5. Finally, to organizational leaders, when you invite transgender women of color to speak or to host tracks or to 'make this a welcoming space' , consider compensating us for our time either directly or through an org donation or at least compensate our travel. Consider the difference that $1000 or even just $500 makes for a leader like me and the organization I represent. Keep in mind that even the leaders of this community are often living on the margins. Just last month, I was homeless for four weeks because my transphobic landlord discovered that I had allowed other homeless, transgender people to use my address for their name/gender change forms. He used that as an excuse to evict me. The only organization that stepped up to help me have the resources to find a safe place to stay, was a trans org called Trans United with an annual revenue 1/80th the size of org revenue. Throughout that ordeal, the work never stopped and I continued to manage a massive caseload. Investing in leaders is investing in our community. Show us you value our voices by including us but show us that you value our lives by supporting our work. We are learning together and today I hope for next year you will consider:

  • Create a transgender workgroup now instead of having one transgender woman in a workgroup. I implore you to make a commitment to meaningful involvement of the most impacted communities. And in this case, transgender women of color.
  • I ask that you make a real financial commitment to transgender programs.
  • I ask that you work through the next year to prioritize greater inclusion of transgender people at risk for and living with HIV and AIDS.

We have been organizing and mobilizing our community and we would love to be your partner to end this epidemic.

6. Finally, I extend an invitation to all those that are still marginalized - from black men who have sex with men - to sex workers - to the bi, pan, fluid and non-binary communities and disability communities and immigrant communities - let us get together and work together - for prevention, for treatment, for a cure and at the end of the day for respect and to make USCA and the HIV and AIDS community and the LGBTQ community and all the spaces that today we occupy as honored uninvited guests to instead make them a bigger home, truly for all of us.


I share all of this with tremendous humility and respect.
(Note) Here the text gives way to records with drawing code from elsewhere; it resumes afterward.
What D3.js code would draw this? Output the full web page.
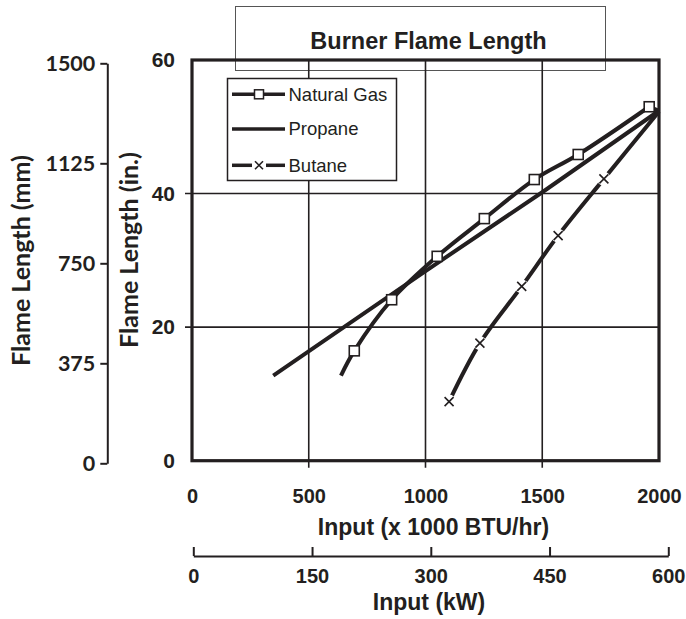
<!DOCTYPE html>
<html>
<head>
<meta charset="utf-8">
<script src="https://cdn.jsdelivr.net/npm/d3@7"></script>
<style>
  html, body { margin: 0; padding: 0; background: #fff; }
  svg { display: block; }
</style>
</head>
<body>
<div id="chart"></div>
<script>
// Values
const input_ticks = [0, 500, 1000, 1500, 2000];
const kw_ticks = [0, 150, 300, 450, 600];
const inch_ticks = [0, 20, 40, 60];
const mm_ticks = [0, 375, 750, 1125, 1500];

const gas_x = [638, 695, 855, 1050, 1252, 1466, 1654, 1958, 2000];
const gas_y = [12.75, 16.45, 24.1, 30.6, 36.25, 42.1, 45.85, 53.0, 52.4];
const gas_marked = [false, true, true, true, true, true, true, true, false];

const propane_x = [348, 1000, 1500, 2000];
const propane_y = [12.75, 28.4, 40.2, 52.4];

const butane_x = [1101, 1233, 1412, 1568, 1764, 2000];
const butane_y = [8.85, 17.6, 26.1, 33.7, 42.2, 52.3];
const butane_marked = [true, true, true, true, true, false];

const series_names = ["Natural Gas", "Propane", "Butane"];

// Standard SVG setup stuff
const w = 686;
const h = 619;
const ink = "#231f20";
const helv = "'Liberation Sans', Arial, sans-serif";
const gill = "Lato, 'Open Sans', sans-serif";
const plain = d3.format("d");

const svg = d3.select("#chart")
  .append("svg")
  .attr("width", w)
  .attr("height", h)
  .attr("viewBox", [0, 0, w, h]);

const x = d3.scaleLinear().domain([0, 2000]).range([192, 659]);
const y = d3.scaleLinear().domain([0, 60]).range([460.7, 60]);
const x_kw = d3.scaleLinear().domain([0, 600]).range([193.3, 668.3]);
const y_mm = d3.scaleLinear().domain([0, 1500]).range([463.3, 63.3]);

const to_points = (xs, ys) => xs.map((v, i) => ({ x: v, y: ys[i], i }));
const gas = to_points(gas_x, gas_y);
const propane = to_points(propane_x, propane_y);
const butane = to_points(butane_x, butane_y);

// Title box sits behind the plot
svg.append("rect")
  .attr("x", 235.5).attr("y", 6.5)
  .attr("width", 370).attr("height", 64)
  .attr("fill", "none")
  .attr("stroke", "#555")
  .attr("stroke-width", 1);

svg.append("text")
  .attr("x", 428.5).attr("y", 49)
  .attr("text-anchor", "middle")
  .attr("font-family", helv)
  .attr("font-weight", "bold")
  .attr("font-size", 23.5)
  .attr("fill", ink)
  .text("Burner Flame Length");

// Grid lines, poking out a little past the frame
const grid = svg.append("g").attr("stroke", ink).attr("stroke-width", 1.6);
grid.selectAll("line.v")
  .data(input_ticks.filter((d) => d > 0 && d < 2000))
  .join("line")
  .attr("class", "v")
  .attr("x1", (d) => x(d)).attr("x2", (d) => x(d))
  .attr("y1", y(60)).attr("y2", y(0) + 7);
grid.selectAll("line.hz")
  .data(inch_ticks.filter((d) => d > 0 && d < 60))
  .join("line")
  .attr("class", "hz")
  .attr("x1", x(0) - 7).attr("x2", x(2000))
  .attr("y1", (d) => y(d)).attr("y2", (d) => y(d));

// Main bottom axis labels (BTU/hr)
const x_axis = svg.append("g")
  .attr("transform", `translate(0,${y(0)})`)
  .call(d3.axisBottom(x).tickValues(input_ticks).tickFormat(plain).tickSize(0).tickPadding(27.8));
x_axis.select("path.domain").remove();
x_axis.selectAll("text")
  .attr("font-family", helv).attr("font-weight", "bold")
  .attr("font-size", 20).attr("fill", ink);

svg.append("text")
  .attr("x", 433.5).attr("y", 535)
  .attr("text-anchor", "middle")
  .attr("font-family", helv).attr("font-weight", "bold")
  .attr("font-size", 23).attr("fill", ink)
  .text("Input (x 1000 BTU/hr)");

// Secondary kW axis, ticks pointing up
const kw_axis = svg.append("g")
  .attr("transform", "translate(0,556)")
  .call(d3.axisTop(x_kw).tickValues(kw_ticks).tickFormat(plain).tickSizeInner(9).tickSizeOuter(0).tickPadding(0));
kw_axis.select("path.domain").attr("stroke", ink).attr("stroke-width", 2);
kw_axis.selectAll("line").attr("stroke", ink).attr("stroke-width", 2);
kw_axis.selectAll("text")
  .attr("y", 26.7).attr("dy", null)
  .attr("font-family", helv).attr("font-weight", "bold")
  .attr("font-size", 20).attr("fill", ink);

svg.append("text")
  .attr("x", 429).attr("y", 610)
  .attr("text-anchor", "middle")
  .attr("font-family", helv).attr("font-weight", "bold")
  .attr("font-size", 23).attr("fill", ink)
  .text("Input (kW)");

// Inner left axis (inches)
const y_axis = svg.append("g")
  .attr("transform", `translate(${x(0)},0)`)
  .call(d3.axisLeft(y).tickValues(inch_ticks).tickSize(0).tickPadding(17));
y_axis.select("path.domain").remove();
y_axis.selectAll("text")
  .attr("font-family", helv).attr("font-weight", "bold")
  .attr("font-size", 21).attr("fill", ink);

svg.append("text")
  .attr("transform", "translate(138,250) rotate(-90)")
  .attr("text-anchor", "middle")
  .attr("font-family", gill).attr("font-weight", "bold")
  .attr("font-size", 25).attr("fill", ink)
  .text("Flame Length (in.)");

// Outer left axis (mm)
const mm_axis = svg.append("g")
  .attr("transform", "translate(107.3,0)")
  .call(d3.axisLeft(y_mm).tickValues(mm_ticks).tickFormat(plain).tickSizeInner(7).tickSizeOuter(0).tickPadding(5));
mm_axis.select("path.domain").attr("stroke", ink).attr("stroke-width", 2);
mm_axis.selectAll("line").attr("stroke", ink).attr("stroke-width", 2);
mm_axis.selectAll("text")
  .attr("font-family", gill).attr("font-weight", "bold")
  .attr("font-size", 21.5).attr("fill", ink);

svg.append("text")
  .attr("transform", "translate(30,260.5) rotate(-90)")
  .attr("text-anchor", "middle")
  .attr("font-family", gill).attr("font-weight", "bold")
  .attr("font-size", 25).attr("fill", ink)
  .text("Flame Length (mm)");

// The three curves
const smooth = d3.line()
  .x((d) => x(d.x))
  .y((d) => y(d.y))
  .curve(d3.curveCatmullRom.alpha(0.5));
const straight = d3.line()
  .x((d) => x(d.x))
  .y((d) => y(d.y));

const curves = svg.append("g")
  .attr("fill", "none")
  .attr("stroke", ink)
  .attr("stroke-width", 4)
  .attr("stroke-linecap", "butt")
  .attr("stroke-linejoin", "round");
curves.append("path").attr("d", straight(propane));
// gas is smooth up to its last marker, then runs straight into the corner
const last_mark = gas_marked.lastIndexOf(true);
curves.append("path").attr("d", smooth(gas.slice(0, last_mark + 1)));
curves.append("path").attr("d", straight(gas.slice(last_mark)));
curves.append("path").attr("d", smooth(butane));

// Cross markers break the line behind them
const cross = (s) => `M${-s},${-s}L${s},${s}M${-s},${s}L${s},${-s}`;
const crosses = svg.append("g")
  .selectAll("g")
  .data(butane.filter((d) => butane_marked[d.i]))
  .join("g")
  .attr("transform", (d) => `translate(${x(d.x)},${y(d.y)})`);
crosses.append("circle").attr("r", 7).attr("fill", "#fff");
crosses.append("path")
  .attr("d", cross(4.5))
  .attr("stroke", ink).attr("stroke-width", 1.6).attr("fill", "none");

svg.append("g")
  .selectAll("rect")
  .data(gas.filter((d) => gas_marked[d.i]))
  .join("rect")
  .attr("x", (d) => x(d.x) - 5)
  .attr("y", (d) => y(d.y) - 5)
  .attr("width", 10).attr("height", 10)
  .attr("fill", "#fff")
  .attr("stroke", ink)
  .attr("stroke-width", 1.6);

// Plot frame on top
svg.append("rect")
  .attr("x", x(0)).attr("y", y(60))
  .attr("width", x(2000) - x(0))
  .attr("height", y(0) - y(60))
  .attr("fill", "none")
  .attr("stroke", ink)
  .attr("stroke-width", 3.2);

// Legend
const legend = svg.append("g");
legend.append("rect")
  .attr("x", 227.5).attr("y", 78.5)
  .attr("width", 169).attr("height", 102)
  .attr("fill", "#fff")
  .attr("stroke", ink)
  .attr("stroke-width", 1.5);

const legend_y = [94.3, 129, 165.3];
const rows = legend.selectAll("g")
  .data(series_names)
  .join("g")
  .attr("transform", (d, i) => `translate(0,${legend_y[i]})`);

rows.append("text")
  .attr("x", 288.5).attr("dy", "0.35em")
  .attr("font-family", helv)
  .attr("font-size", 18.5)
  .attr("fill", ink)
  .text((d) => d);

rows.each(function (d, i) {
  const row = d3.select(this);
  if (i === 2) {
    row.append("line").attr("x1", 232).attr("x2", 252);
    row.append("line").attr("x1", 266).attr("x2", 285);
    row.append("path").attr("d", cross(4)).attr("transform", "translate(259,0)")
      .attr("fill", "none").attr("stroke-width", 1.6);
  } else {
    row.append("line").attr("x1", 232).attr("x2", 285);
  }
  row.selectAll("line").attr("stroke-width", 3.5);
  row.selectAll("line, path").attr("stroke", ink);
  if (i === 0) {
    row.append("rect")
      .attr("x", 254.5).attr("y", -4.5)
      .attr("width", 9).attr("height", 9)
      .attr("fill", "#fff").attr("stroke", ink).attr("stroke-width", 1.5);
  }
});
</script>
</body>
</html>
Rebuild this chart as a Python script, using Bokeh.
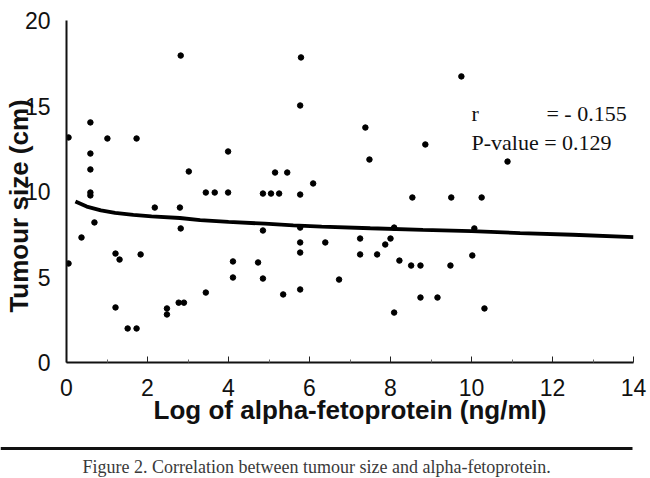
from bokeh.plotting import figure
from bokeh.layouts import column
from bokeh.models import Label, Range1d, FixedTicker
from bokeh.embed import file_html
from bokeh.resources import INLINE

# ---- data ----
afp_log = [0.05, 0.59, 0.59, 0.59, 0.59, 0.59, 1.01, 1.73, 2.18, 2.82,
           2.80, 3.02, 3.44, 3.66, 3.99, 3.99, 4.85, 5.05, 5.25, 5.15,
           5.45, 5.79, 5.77, 5.77, 6.09, 9.75, 7.38, 8.86, 7.48, 10.89,
           8.54, 9.50, 10.25, 0.05, 0.37, 0.69, 1.21, 1.31, 1.21, 1.51,
           1.73, 1.83, 2.48, 2.48, 2.82, 2.77, 2.90, 3.44, 4.11, 4.11,
           4.73, 4.85, 4.85, 5.35, 5.77, 5.77, 5.77, 5.77, 6.39, 7.25,
           7.25, 6.73, 7.67, 7.87, 8.00, 8.09, 8.22, 8.51, 8.74, 9.48,
           10.02, 10.07, 8.74, 9.16, 8.09, 10.32]
tumour_size = [13.16, 14.04, 12.22, 11.29, 9.94, 9.77, 13.1, 13.1, 9.06, 17.95,
               9.06, 11.17, 9.94, 9.94, 12.34, 9.94, 9.88, 9.88, 9.88, 11.11,
               11.11, 17.84, 15.03, 9.82, 10.47, 16.73, 13.74, 12.75, 11.87, 11.75,
               9.65, 9.65, 9.65, 5.79, 7.31, 8.19, 6.37, 6.02, 3.22, 1.99,
               1.99, 6.32, 3.16, 2.81, 7.84, 3.5, 3.5, 4.09, 5.91, 4.97,
               5.85, 4.91, 7.72, 3.98, 4.27, 6.43, 7.02, 7.89, 7.02, 7.25,
               6.32, 4.85, 6.32, 6.9, 7.25, 7.89, 5.96, 5.67, 5.67, 5.67,
               6.26, 7.84, 3.80, 3.80, 2.92, 3.16]

fit_x = [0.22, 0.5, 0.85, 1.2, 1.65, 2.1, 2.8, 3.3, 4.0, 4.9, 5.6, 6.3,
         7.5, 8.8, 10.0, 11.2, 12.5, 14.0]
fit_y = [9.42, 9.12, 8.9, 8.75, 8.63, 8.55, 8.45, 8.33, 8.22, 8.12, 8.02, 7.95,
         7.85, 7.75, 7.68, 7.57, 7.47, 7.33]

x_ticks = [0, 2, 4, 6, 8, 10, 12, 14]
x_minor = [1, 3, 5, 7, 9, 11, 13]
y_ticks = [0, 5, 10, 15, 20]

x_title = "Log of alpha-fetoprotein (ng/ml)"
y_title = "Tumour size (cm)"
stat_r_name = "r"
stat_r_val = "= - 0.155"
stat_p = "P-value = 0.129"
caption = "Figure 2. Correlation between tumour size and alpha-fetoprotein."

SANS = "Liberation Sans"
SERIF = "Liberation Serif"
INK = "#111111"

p = figure(width=650, height=436, x_range=Range1d(0, 14), y_range=Range1d(0, 20),
           output_backend="svg", toolbar_location=None,
           min_border_left=66, min_border_right=17, min_border_top=20,
           min_border_bottom=74)
p.outline_line_color = None
p.grid.visible = False

p.line(fit_x, fit_y, line_width=3.8, line_color="black")
p.scatter(afp_log, tumour_size, size=5.5, fill_color="black", line_color="black")

# x axis
p.xaxis.ticker = FixedTicker(ticks=x_ticks, minor_ticks=x_minor)
p.xaxis.axis_line_width = 2
p.xaxis.axis_line_color = INK
p.xaxis.major_tick_in = 6
p.xaxis.major_tick_out = 0
p.xaxis.minor_tick_in = 3
p.xaxis.minor_tick_out = 0
p.xaxis.major_tick_line_color = "#222222"
p.xaxis.minor_tick_line_color = "#666666"
p.xaxis.major_label_text_font = SANS
p.xaxis.major_label_text_font_size = "23px"
p.xaxis.major_label_text_color = INK
p.xaxis.major_label_standoff = 16
p.xaxis.axis_label = x_title
p.xaxis.axis_label_text_font = SANS
p.xaxis.axis_label_text_font_size = "26px"
p.xaxis.axis_label_text_font_style = "bold"
p.xaxis.axis_label_text_color = INK
p.xaxis.axis_label_standoff = -4

# y axis
p.yaxis.ticker = FixedTicker(ticks=y_ticks)
p.yaxis.axis_line_width = 2
p.yaxis.axis_line_color = INK
p.yaxis.major_tick_in = 0
p.yaxis.major_tick_out = 0
p.yaxis.minor_tick_line_color = None
p.yaxis.major_label_text_font = SANS
p.yaxis.major_label_text_font_size = "23px"
p.yaxis.major_label_text_color = INK
p.yaxis.major_label_standoff = 16
p.yaxis.axis_label = y_title + "\u00a0\u00a0\u00a0\u00a0"
p.yaxis.axis_label_text_font = SANS
p.yaxis.axis_label_text_font_size = "26px"
p.yaxis.axis_label_text_font_style = "bold"
p.yaxis.axis_label_text_color = INK
p.yaxis.axis_label_standoff = -12

for txt, x, y in [(stat_r_name, 10.0, 14.56), (stat_r_val, 11.85, 14.56),
                  (stat_p, 10.0, 12.87)]:
    p.add_layout(Label(x=x, y=y, text=txt, text_align="left",
                       text_baseline="alphabetic", text_font=SERIF,
                       text_font_size="22px", text_color=INK))

# caption strip
p2 = figure(width=650, height=42, x_range=Range1d(0, 650), y_range=Range1d(0, 42),
            output_backend="svg", toolbar_location=None, min_border=0)
p2.axis.visible = False
p2.grid.visible = False
p2.outline_line_color = None
p2.segment(x0=[0], y0=[30], x1=[632], y1=[30], line_width=3, line_color=INK)
p2.add_layout(Label(x=82, y=12, text=caption, text_align="left",
                    text_baseline="middle", text_font=SERIF,
                    text_font_size="18px", text_color="#3a3a3a"))

for fig in (p, p2):
    if "frame_align" in fig.properties():
        fig.frame_align = False

layout = column(p, p2, spacing=0)
open("out.html", "w").write(file_html(layout, INLINE))
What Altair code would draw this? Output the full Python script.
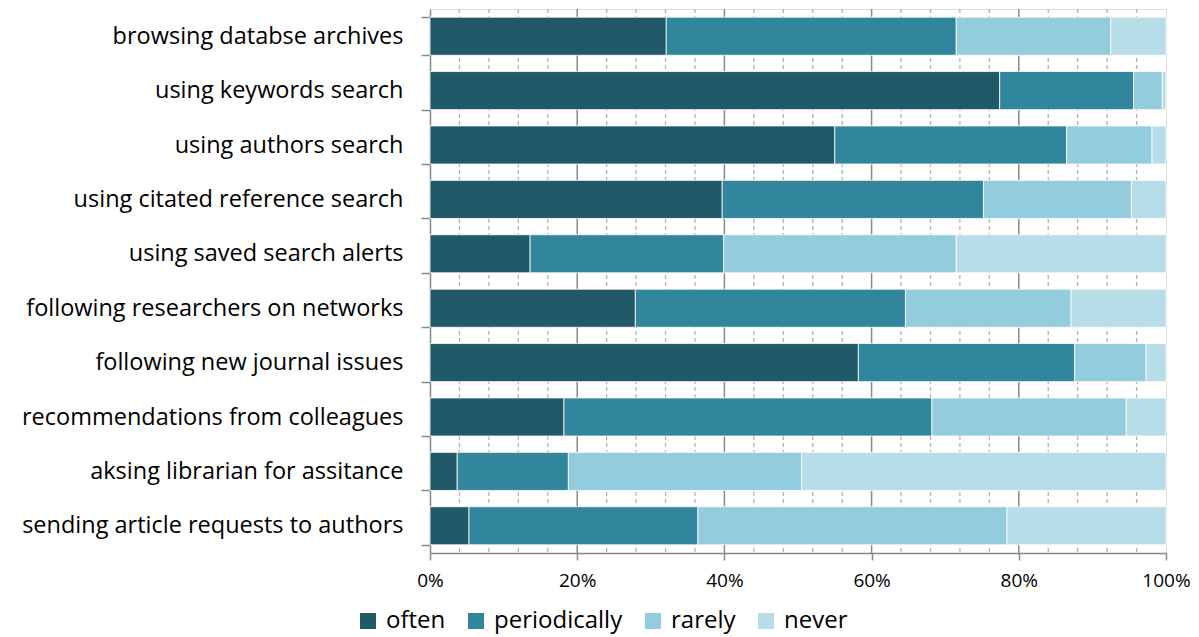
import altair as alt
import pandas as pd

categories = [
    "browsing databse archives",
    "using keywords search",
    "using authors search",
    "using citated reference search",
    "using saved search alerts",
    "following researchers on networks",
    "following new journal issues\u00a0",
    "recommendations from colleagues",
    "aksing librarian for assitance",
    "sending article requests to authors",
]
levels = ["often", "periodically", "rarely", "never"]
often = [32.1, 77.4, 55.0, 39.7, 13.6, 27.9, 58.2, 18.2, 3.7, 5.3]
periodically = [39.4, 18.2, 31.5, 35.5, 26.3, 36.7, 29.4, 50.0, 15.1, 31.1]
rarely = [21.0, 3.9, 11.6, 20.1, 31.6, 22.5, 9.7, 26.4, 31.7, 42.0]
never = [7.5, 0.5, 1.9, 4.7, 28.5, 12.9, 2.7, 5.4, 49.5, 21.6]
colors = ["#215968", "#31859C", "#93CDDD", "#B7DEE8"]
major_ticks = [0, 0.2, 0.4, 0.6, 0.8, 1.0]
minor_ticks = [i / 100 for i in range(4, 100, 4) if i % 20 != 0]

rows = []
for series_name, vals in zip(levels, [often, periodically, rarely, never]):
    for c, v in zip(categories, vals):
        rows.append({"activity": c, "frequency": series_name, "share": v,
                     "order": levels.index(series_name)})
df = pd.DataFrame(rows)
minor_df = pd.DataFrame({"g": minor_ticks})
major_df = pd.DataFrame({"g": major_ticks[1:-1]})

FONT = "Open Sans"

x_scale = alt.Scale(domain=[0, 1])
x_axis = alt.Axis(values=major_ticks, format="%", labelFont=FONT,
                  labelFontSize=19, labelColor="#000000", labelPadding=11,
                  labelFlush=False, labelOverlap=False,
                  grid=False, tickColor="#888888", tickSize=7, tickWidth=1.5,
                  domainColor="#888888", domainWidth=1.5, title=None)

minor_grid = alt.Chart(minor_df).mark_rule(
    color="#b3b3b3", strokeDash=[4, 3], strokeWidth=1.3
).encode(x=alt.X("g:Q", scale=x_scale, axis=x_axis, title=None))

major_grid = alt.Chart(major_df).mark_rule(
    color="#8a8a8a", strokeWidth=1.5
).encode(x=alt.X("g:Q", scale=x_scale, axis=x_axis, title=None))

bars = alt.Chart(df).mark_bar(stroke="white", strokeWidth=0.8).encode(
    y=alt.Y("activity:N", sort=categories, title=None,
            scale=alt.Scale(paddingInner=0.3, paddingOuter=0.15),
            axis=alt.Axis(labelFont=FONT, labelFontSize=23.5, labelColor="#000000",
                          labelPadding=18, labelLimit=440, tickBand="extent",
                          tickColor="#888888", tickSize=9, domainColor="#888888",
                          domainWidth=1.5, tickWidth=1.5)),
    x=alt.X("share:Q", stack="normalize", scale=x_scale, title=None, axis=x_axis),
    color=alt.Color("frequency:N", sort=levels,
                    scale=alt.Scale(domain=levels, range=colors),
                    legend=alt.Legend(orient="none", direction="horizontal",
                                      legendX=-74, legendY=600, title=None,
                                      symbolType="square", symbolSize=256,
                                      symbolStrokeWidth=0, labelFont=FONT,
                                      labelFontSize=24, labelColor="#000000",
                                      columnPadding=18, labelOffset=6)),
    order=alt.Order("order:Q"),
)

chart = alt.layer(minor_grid, major_grid, bars).properties(
    width=736, height=544,
    autosize=alt.AutoSizeParams(type="none"),
    padding={"left": 430, "top": 9, "right": 33, "bottom": 84},
).configure_view(stroke=None).configure(background="white").configure_axisX(
    labelFontSize=19, labelFlush=False
)

chart.save("out.html", embed_options={"renderer": "svg", "actions": False})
Please know I am grateful to be with you, and please know that you are always welcome in my home, Arianna's Center.

Thank you and safe travel!

Trans Community Statistics cheat sheet


  • More than 1,900 homicides against trans individuals have been reported in the past seven years alone.
  • Many of these documented cases have involved extreme aggression, torture, and mutilation.


Ninety percent of trans people experience harassment or discrimination on the job. Almost fifty percent of trans people have been fired, not hired, or denied a promotion. Twenty percent of trans people have been refused a home or apartment. Twenty percent of trans people have experienced homelessness at some point in their lives.


For trans community and HIV, it is still 1980. Trans women like me have very high rates of infection and very low rates of access to care. Many of us – transgender men and non-binary people – are completely invisible. Our great state of Florida was ranked #3 in terms of new diagnosed infections and right here in Miami-Dade and bordering Broward county were ranked number #1 and #2 in terms of new cases in Fl.